Il confronto con la Polonia ha portato la presidente della Commissione europea Ursula von der Leyen a presentare un pacchetto di salvataggio: 100 milioni di euro di sussidi per gli agricoltori dell’Ue. Questi fondi andrebbero ad aggiungersi al pacchetto di 56 milioni di euro fornito il mese scorso agli agricoltori di Polonia, Romania e Bulgaria.

Bruxelles ha precedentemente insistito sul fatto che qualsiasi divieto unilaterale sulle esportazioni ucraine non è “accettabile” e ha sottolineato che la politica commerciale è di esclusiva competenza dell’Ue.

La necessità dell’Europa di avere input a prezzi accessibili dall’Europa dell’Est ha portato anche alla fine delle sanzioni. Ci sono stati dieci cicli di sanzioni, ma ogni ciclo è diventato progressivamente più debole e ha contenuto un maggior numero di deroghe ed esenzioni, in quanto i membri meno entusiasti dell’Ue, guidati dall’Ungheria, cercano di proteggere le proprie economie.

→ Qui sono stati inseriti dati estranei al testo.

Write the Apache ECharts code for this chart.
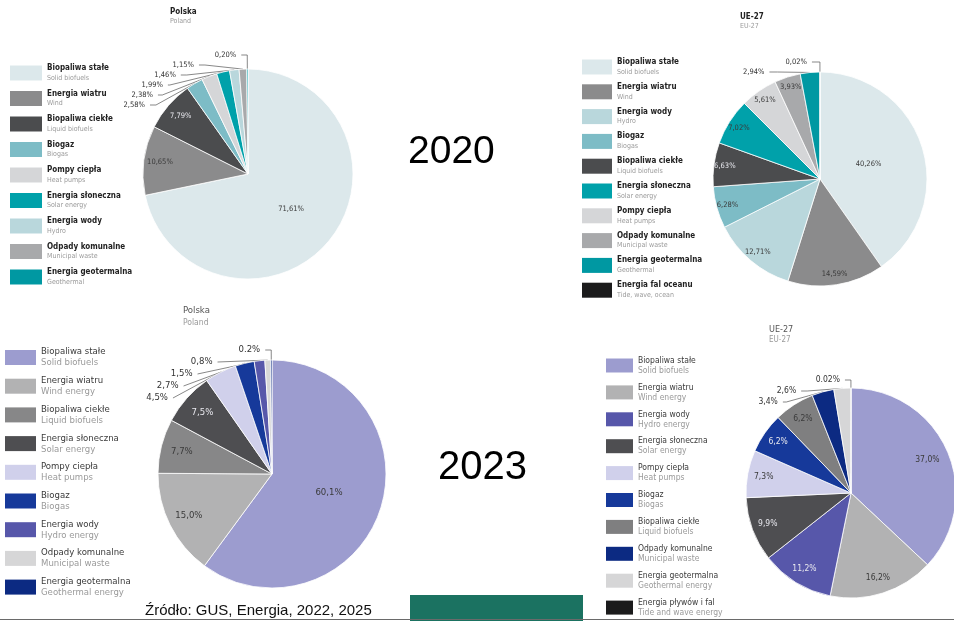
<!DOCTYPE html>
<html><head><meta charset="utf-8">
<script src="https://cdn.jsdelivr.net/npm/echarts@6/dist/echarts.min.js"></script>
<style>html,body{margin:0;padding:0;background:#fff;}#c{width:954px;height:621px;}</style>
</head><body><div id="c"></div>
<script>
const NARROW = '"Liberation Sans Narrow","DejaVu Sans Condensed","Roboto Condensed",sans-serif';

// ---- 2020, Polska ----
const pl20Names = ['Biopaliwa stałe','Energia wiatru','Biopaliwa ciekłe','Biogaz','Pompy ciepła','Energia słoneczna','Energia wody','Odpady komunalne','Energia geotermalna'];
const pl20English = ['Solid biofuels','Wind','Liquid biofuels','Biogas','Heat pumps','Solar energy','Hydro','Municipal waste','Geothermal'];
const pl20Values = [71.61, 10.65, 7.79, 2.58, 2.38, 1.99, 1.46, 1.15, 0.20];
const pl20Labels = ['71,61%','10,65%','7,79%','2,58%','2,38%','1,99%','1,46%','1,15%','0,20%'];

// ---- 2020, UE-27 ----
const eu20Names = ['Biopaliwa stałe','Energia wiatru','Energia wody','Biogaz','Biopaliwa ciekłe','Energia słoneczna','Pompy ciepła','Odpady komunalne','Energia geotermalna','Energia fal oceanu'];
const eu20English = ['Solid biofuels','Wind','Hydro','Biogas','Liquid biofuels','Solar energy','Heat pumps','Municipal waste','Geothermal','Tide, wave, ocean'];
const eu20Values = [40.26, 14.59, 12.71, 6.28, 6.63, 7.02, 5.61, 3.93, 2.94, 0.02];
const eu20Labels = ['40,26%','14,59%','12,71%','6,28%','6,63%','7,02%','5,61%','3,93%','2,94%','0,02%'];

// ---- 2023, Polska ----
const pl23Names = ['Biopaliwa stałe','Energia wiatru','Biopaliwa ciekłe','Energia słoneczna','Pompy ciepła','Biogaz','Energia wody','Odpady komunalne','Energia geotermalna'];
const pl23English = ['Solid biofuels','Wind energy','Liquid biofuels','Solar energy','Heat pumps','Biogas','Hydro energy','Municipal waste','Geothermal energy'];
const pl23Values = [60.1, 15.0, 7.7, 7.5, 4.5, 2.7, 1.5, 0.8, 0.2];
const pl23Labels = ['60,1%','15,0%','7,7%','7,5%','4,5%','2,7%','1,5%','0,8%','0.2%'];

// ---- 2023, UE-27 ----
const eu23Names = ['Biopaliwa stałe','Energia wiatru','Energia wody','Energia słoneczna','Pompy ciepła','Biogaz','Biopaliwa ciekłe','Odpady komunalne','Energia geotermalna','Energia pływów i fal'];
const eu23English = ['Solid biofuels','Wind energy','Hydro energy','Solar energy','Heat pumps','Biogas','Liquid biofuels','Municipal waste','Geothermal energy','Tide and wave energy'];
const eu23Values = [37.0, 16.2, 11.2, 9.9, 7.3, 6.2, 6.2, 3.4, 2.6, 0.02];
const eu23Labels = ['37,0%','16,2%','11,2%','9,9%','7,3%','6,2%','6,2%','3,4%','2,6%','0.02%'];

// ---- colours ----
const pl20Colors = ['#dce8eb','#8b8b8c','#4b4c4e','#7dbcc6','#d5d6d8','#00a1aa','#b9d7dc','#a8a9ab','#0098a2'];
const eu20Colors = ['#dce8eb','#8b8b8c','#b9d7dc','#7dbcc6','#4b4c4e','#00a1aa','#d5d6d8','#a8a9ab','#0098a2','#1b1b1c'];
const pl23Colors = ['#9c9ccf','#b2b2b3','#878788','#4e4e51','#d0d0eb','#16399a','#5757aa','#d6d6d7','#0c2a82'];
const eu23Colors = ['#9c9ccf','#b2b2b3','#5757aa','#4e4e51','#d0d0eb','#16399a','#7f7f80','#0c2a82','#d6d6d7','#1b1b1c'];

function lum(hex){
  const r=parseInt(hex.substr(1,2),16),g=parseInt(hex.substr(3,2),16),b=parseInt(hex.substr(5,2),16);
  return (0.299*r+0.587*g+0.114*b)/255;
}

function makePie(names, values, labels, colors, o){
  return {
    type:'pie', center:o.center, radius:o.r, startAngle:90, clockwise:true,
    avoidLabelOverlap:true, animation:false, silent:true,
    itemStyle:{borderColor:'#fff', borderWidth:0.8},
    label:{fontFamily:NARROW, fontSize:o.fs, color:'#333'},
    labelLine:{length:o.l1, length2:o.l2, lineStyle:{color:'#555', width:0.7}},
    labelLayout: function(p){
      const i = p.dataIndex;
      if (values[i] < o.insideMin) return {};
      const k = i === 0 ? o.kMain : o.kOther;
      const lx = p.labelRect.x + p.labelRect.width/2, ly = p.labelRect.y + p.labelRect.height/2;
      return {dx:(lx - o.center[0])*(k-1), dy:(ly - o.center[1])*(k-1)};
    },
    data: names.map((n,i)=>{
      const inside = values[i] >= o.insideMin;
      return {
        name:n, value:values[i],
        itemStyle:{color:colors[i]},
        label:{
          position: inside ? 'inside' : 'outside',
          formatter: labels[i],
          color: inside ? (lum(colors[i]) < 0.42 ? '#e8e8ee' : '#3a3a3a') : '#333'
        },
        labelLine:{show:!inside}
      };
    })
  };
}

function makeLegend(names, english, colors, o){
  return {
    orient:'vertical', left:o.left, top:o.top, padding:0, itemGap:o.gap,
    itemWidth:o.w, itemHeight:o.h, icon:'rect', selectedMode:false,
    data: names.map((n,i)=>({name:n, itemStyle:{color:colors[i], borderWidth:0}})),
    formatter: n => '{a|'+n+'}\n{b|'+english[names.indexOf(n)]+'}',
    textStyle:{fontFamily:NARROW, rich:{
      a:{fontFamily:NARROW, fontSize:o.fs, fontWeight:o.bold?'bold':'normal', color:o.c1, lineHeight:o.lh},
      b:{fontFamily:NARROW, fontSize:o.fs2, color:'#9a9a9a', lineHeight:o.lh}
    }}
  };
}

function makeTitle(t, s, left, top, bold, fs, c1){
  return {text:t, subtext:s, left:left, top:top, padding:0, itemGap:2,
    textStyle:{fontFamily:NARROW, fontSize:fs, fontWeight:bold?'bold':'normal', color:c1},
    subtextStyle:{fontFamily:NARROW, fontSize:fs-1, color:'#9a9a9a'}};
}

const chart = echarts.init(document.getElementById('c'), null, {renderer:'canvas'});
chart.setOption({
  backgroundColor:'#ffffff',
  animation:false,
  title:[
    makeTitle('Polska','Poland',170,8,true,8,'#222'),
    makeTitle('UE-27','EU-27',740,13,true,8,'#222'),
    makeTitle('Polska','Poland',183,306,false,9.5,'#555'),
    makeTitle('UE-27','EU-27',769,325,false,9,'#555')
  ],
  legend:[
    makeLegend(pl20Names, pl20English, pl20Colors, {left:10, top:64, gap:8, w:32, h:15, fs:8, fs2:7, lh:10, bold:true, c1:'#222'}),
    makeLegend(eu20Names, eu20English, eu20Colors, {left:582, top:58, gap:7.3, w:30, h:15, fs:8, fs2:7, lh:10, bold:true, c1:'#222'}),
    makeLegend(pl23Names, pl23English, pl23Colors, {left:5, top:347, gap:7.7, w:31, h:15, fs:9.5, fs2:9.5, lh:11, bold:false, c1:'#3a3a3a'}),
    makeLegend(eu23Names, eu23English, eu23Colors, {left:606, top:356, gap:7.9, w:27, h:14, fs:8.5, fs2:8.5, lh:10, bold:false, c1:'#3a3a3a'})
  ],
  series:[
    makePie(pl20Names, pl20Values, pl20Labels, pl20Colors, {center:[248,174], r:105, fs:7.5, insideMin:7, l1:14, l2:6, kMain:1.0, kOther:1.6}),
    makePie(eu20Names, eu20Values, eu20Labels, eu20Colors, {center:[820,179], r:107, fs:7.5, insideMin:3.5, l1:10, l2:8, kMain:0.9, kOther:1.7}),
    makePie(pl23Names, pl23Values, pl23Labels, pl23Colors, {center:[272,474], r:114, fs:9.5, insideMin:7.5, l1:10, l2:6, kMain:1.0, kOther:1.55}),
    makePie(eu23Names, eu23Values, eu23Labels, eu23Colors, {center:[851,493], r:105, fs:8.5, insideMin:6, l1:8, l2:6, kMain:1.5, kOther:1.6})
  ],
  graphic:[
    {type:'text', left:408, top:133, style:{text:'2020', font:'39px "Liberation Sans", Arial, sans-serif', fill:'#000'}},
    {type:'text', left:438, top:448, style:{text:'2023', font:'40px "Liberation Sans", Arial, sans-serif', fill:'#000'}},
    {type:'text', left:145, top:603, style:{text:'Źródło: GUS, Energia, 2022, 2025', font:'15px "Liberation Sans", Arial, sans-serif', fill:'#111'}},
    {type:'rect', shape:{x:410, y:595, width:173, height:26}, style:{fill:'#1b7261'}},
    {type:'line', shape:{x1:0, y1:619.5, x2:954, y2:619.5}, style:{stroke:'#6a6a6a', lineWidth:1.2}}
  ]
});
</script></body></html>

L’ultimo pacchetto di sanzioni, il decimo, è stato il più debole e contiene poco più dell’aggiunta di circa 120 persone, molte delle quali appartenenti ai media russi, e di alcune banche commerciali. I lavori per l’undicesimo pacchetto sono in corso e Paesi come l’Ucraina e la Polonia vogliono includere il monopolista statale dell’energia nucleare Rosatom e la miniera di diamanti Alrosa, ma per molti membri dell’UE questo è un passo troppo lungo.

Diversi cicli di sanzioni precedenti erano già stati notevolmente indeboliti grazie agli interessi sovrani acquisiti. Le sanzioni hanno raggiunto il punto in cui fanno più danni all’Europa che alla Russia. L’economia russa è stata colpita dalle sanzioni, ma ha superato la crisi molto meglio del previsto. Quest’anno si prevede che la Russia crescerà e si espanderà più velocemente della Germania e del Regno Unito, entrambi in recessione, o quasi.